Only the lines from the line with "Convert this diagram to TikZ code." through the line with "(0,0) rectangle (1208,1216);" should be copied, exactly as they appear, with both ends kept.

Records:
====

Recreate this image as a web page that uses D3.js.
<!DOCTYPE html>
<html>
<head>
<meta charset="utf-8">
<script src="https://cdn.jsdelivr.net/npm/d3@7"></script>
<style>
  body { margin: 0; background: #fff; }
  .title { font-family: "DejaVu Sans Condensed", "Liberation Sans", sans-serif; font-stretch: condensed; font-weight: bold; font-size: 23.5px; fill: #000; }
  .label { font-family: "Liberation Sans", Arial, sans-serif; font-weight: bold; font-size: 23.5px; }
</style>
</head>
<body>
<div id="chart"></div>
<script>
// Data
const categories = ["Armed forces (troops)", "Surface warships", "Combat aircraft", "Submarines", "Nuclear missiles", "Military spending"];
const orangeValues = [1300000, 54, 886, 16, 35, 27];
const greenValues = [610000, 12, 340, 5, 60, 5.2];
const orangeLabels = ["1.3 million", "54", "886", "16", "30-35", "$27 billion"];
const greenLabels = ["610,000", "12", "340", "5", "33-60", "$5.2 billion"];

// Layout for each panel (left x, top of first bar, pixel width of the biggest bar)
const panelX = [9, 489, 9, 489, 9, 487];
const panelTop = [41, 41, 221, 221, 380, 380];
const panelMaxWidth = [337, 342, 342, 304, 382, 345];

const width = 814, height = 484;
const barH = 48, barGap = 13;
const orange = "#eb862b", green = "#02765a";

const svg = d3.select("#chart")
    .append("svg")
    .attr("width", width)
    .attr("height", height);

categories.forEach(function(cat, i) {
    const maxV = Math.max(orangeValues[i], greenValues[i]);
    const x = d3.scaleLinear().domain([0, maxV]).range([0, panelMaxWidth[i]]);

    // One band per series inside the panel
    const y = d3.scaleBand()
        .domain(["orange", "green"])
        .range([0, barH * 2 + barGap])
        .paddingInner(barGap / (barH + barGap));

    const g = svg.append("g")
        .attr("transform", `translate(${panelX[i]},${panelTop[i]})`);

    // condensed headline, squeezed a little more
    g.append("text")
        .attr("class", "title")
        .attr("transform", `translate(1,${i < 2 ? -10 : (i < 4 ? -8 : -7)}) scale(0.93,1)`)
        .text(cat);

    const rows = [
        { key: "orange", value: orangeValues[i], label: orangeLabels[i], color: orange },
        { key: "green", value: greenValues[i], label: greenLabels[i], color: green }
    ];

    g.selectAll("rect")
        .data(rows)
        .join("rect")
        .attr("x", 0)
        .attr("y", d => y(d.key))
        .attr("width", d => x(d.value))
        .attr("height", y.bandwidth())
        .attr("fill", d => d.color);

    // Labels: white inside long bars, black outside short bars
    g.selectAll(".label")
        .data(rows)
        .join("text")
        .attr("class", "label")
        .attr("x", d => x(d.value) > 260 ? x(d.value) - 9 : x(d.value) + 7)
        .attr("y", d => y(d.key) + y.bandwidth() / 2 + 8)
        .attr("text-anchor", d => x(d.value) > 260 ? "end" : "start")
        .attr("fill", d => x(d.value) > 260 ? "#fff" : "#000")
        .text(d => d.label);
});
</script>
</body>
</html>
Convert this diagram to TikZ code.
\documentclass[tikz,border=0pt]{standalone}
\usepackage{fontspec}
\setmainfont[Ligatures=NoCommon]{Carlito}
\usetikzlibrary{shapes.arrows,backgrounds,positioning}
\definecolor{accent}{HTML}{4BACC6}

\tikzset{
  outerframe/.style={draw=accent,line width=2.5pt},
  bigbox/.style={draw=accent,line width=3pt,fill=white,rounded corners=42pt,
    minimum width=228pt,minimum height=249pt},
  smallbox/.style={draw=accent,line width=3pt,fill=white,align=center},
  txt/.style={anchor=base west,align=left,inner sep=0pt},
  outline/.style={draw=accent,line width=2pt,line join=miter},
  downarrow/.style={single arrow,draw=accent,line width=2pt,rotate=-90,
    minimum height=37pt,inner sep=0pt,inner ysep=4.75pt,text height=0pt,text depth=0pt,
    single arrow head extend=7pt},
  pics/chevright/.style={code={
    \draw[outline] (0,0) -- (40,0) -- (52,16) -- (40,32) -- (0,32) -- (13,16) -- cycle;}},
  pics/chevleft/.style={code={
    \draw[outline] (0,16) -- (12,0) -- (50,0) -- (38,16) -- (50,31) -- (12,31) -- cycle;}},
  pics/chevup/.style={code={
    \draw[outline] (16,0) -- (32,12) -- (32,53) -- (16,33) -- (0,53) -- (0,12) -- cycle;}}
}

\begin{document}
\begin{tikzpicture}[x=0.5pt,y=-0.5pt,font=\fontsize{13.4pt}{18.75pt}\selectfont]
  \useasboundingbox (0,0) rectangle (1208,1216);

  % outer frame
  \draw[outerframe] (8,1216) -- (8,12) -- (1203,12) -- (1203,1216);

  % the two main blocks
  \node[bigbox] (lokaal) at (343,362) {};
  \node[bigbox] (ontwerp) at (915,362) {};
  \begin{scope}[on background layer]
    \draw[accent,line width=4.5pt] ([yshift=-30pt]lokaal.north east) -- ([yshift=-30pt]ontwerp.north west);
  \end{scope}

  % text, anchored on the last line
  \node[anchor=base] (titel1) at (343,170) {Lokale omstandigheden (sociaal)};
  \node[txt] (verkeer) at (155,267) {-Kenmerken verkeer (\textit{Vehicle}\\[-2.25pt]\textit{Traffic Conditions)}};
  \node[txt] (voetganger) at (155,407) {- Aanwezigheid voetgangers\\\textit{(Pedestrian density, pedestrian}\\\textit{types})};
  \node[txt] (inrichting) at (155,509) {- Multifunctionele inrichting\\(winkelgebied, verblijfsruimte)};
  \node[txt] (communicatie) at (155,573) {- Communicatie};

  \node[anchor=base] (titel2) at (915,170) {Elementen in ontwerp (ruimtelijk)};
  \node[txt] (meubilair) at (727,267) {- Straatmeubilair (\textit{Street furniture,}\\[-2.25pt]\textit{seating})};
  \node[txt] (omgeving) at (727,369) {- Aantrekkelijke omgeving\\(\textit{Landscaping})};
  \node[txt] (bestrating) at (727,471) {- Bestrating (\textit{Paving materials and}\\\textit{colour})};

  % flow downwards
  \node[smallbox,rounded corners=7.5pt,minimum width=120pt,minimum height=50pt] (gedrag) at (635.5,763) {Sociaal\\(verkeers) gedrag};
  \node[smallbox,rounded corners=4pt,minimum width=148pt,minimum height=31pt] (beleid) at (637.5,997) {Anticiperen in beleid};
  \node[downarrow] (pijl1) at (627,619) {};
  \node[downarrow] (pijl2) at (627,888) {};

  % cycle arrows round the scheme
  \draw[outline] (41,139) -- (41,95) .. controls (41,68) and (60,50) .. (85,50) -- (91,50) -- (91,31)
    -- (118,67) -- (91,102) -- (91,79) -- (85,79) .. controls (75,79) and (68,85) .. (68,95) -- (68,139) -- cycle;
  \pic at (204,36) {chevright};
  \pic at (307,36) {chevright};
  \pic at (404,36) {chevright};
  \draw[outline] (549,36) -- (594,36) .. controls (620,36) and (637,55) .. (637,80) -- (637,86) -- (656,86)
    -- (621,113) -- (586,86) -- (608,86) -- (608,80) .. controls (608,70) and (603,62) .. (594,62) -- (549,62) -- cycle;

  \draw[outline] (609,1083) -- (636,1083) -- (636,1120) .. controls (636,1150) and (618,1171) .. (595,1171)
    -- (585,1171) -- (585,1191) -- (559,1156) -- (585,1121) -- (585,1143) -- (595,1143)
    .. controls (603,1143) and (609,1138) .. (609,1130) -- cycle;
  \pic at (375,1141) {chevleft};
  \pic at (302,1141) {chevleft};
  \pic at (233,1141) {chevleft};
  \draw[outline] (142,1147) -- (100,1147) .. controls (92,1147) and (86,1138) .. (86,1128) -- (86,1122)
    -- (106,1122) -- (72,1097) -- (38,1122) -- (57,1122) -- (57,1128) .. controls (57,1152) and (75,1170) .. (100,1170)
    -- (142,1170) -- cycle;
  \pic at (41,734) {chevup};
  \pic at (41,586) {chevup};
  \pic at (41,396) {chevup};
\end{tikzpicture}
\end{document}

====

■ SOLUTION TO THE EXERCISE
Convert this diagram to TikZ code.
\documentclass[tikz,border=0pt]{standalone}
\usepackage{fontspec}
\setmainfont[Ligatures=NoCommon]{Carlito}
\usetikzlibrary{shapes.arrows,backgrounds,positioning}
\definecolor{accent}{HTML}{4BACC6}

\tikzset{
  outerframe/.style={draw=accent,line width=2.5pt},
  bigbox/.style={draw=accent,line width=3pt,fill=white,rounded corners=42pt,
    minimum width=228pt,minimum height=249pt},
  smallbox/.style={draw=accent,line width=3pt,fill=white,align=center},
  txt/.style={anchor=base west,align=left,inner sep=0pt},
  outline/.style={draw=accent,line width=2pt,line join=miter},
  downarrow/.style={single arrow,draw=accent,line width=2pt,rotate=-90,
    minimum height=37pt,inner sep=0pt,inner ysep=4.75pt,text height=0pt,text depth=0pt,
    single arrow head extend=7pt},
  pics/chevright/.style={code={
    \draw[outline] (0,0) -- (40,0) -- (52,16) -- (40,32) -- (0,32) -- (13,16) -- cycle;}},
  pics/chevleft/.style={code={
    \draw[outline] (0,16) -- (12,0) -- (50,0) -- (38,16) -- (50,31) -- (12,31) -- cycle;}},
  pics/chevup/.style={code={
    \draw[outline] (16,0) -- (32,12) -- (32,53) -- (16,33) -- (0,53) -- (0,12) -- cycle;}}
}

\begin{document}
\begin{tikzpicture}[x=0.5pt,y=-0.5pt,font=\fontsize{13.4pt}{18.75pt}\selectfont]
  \useasboundingbox (0,0) rectangle (1208,1216);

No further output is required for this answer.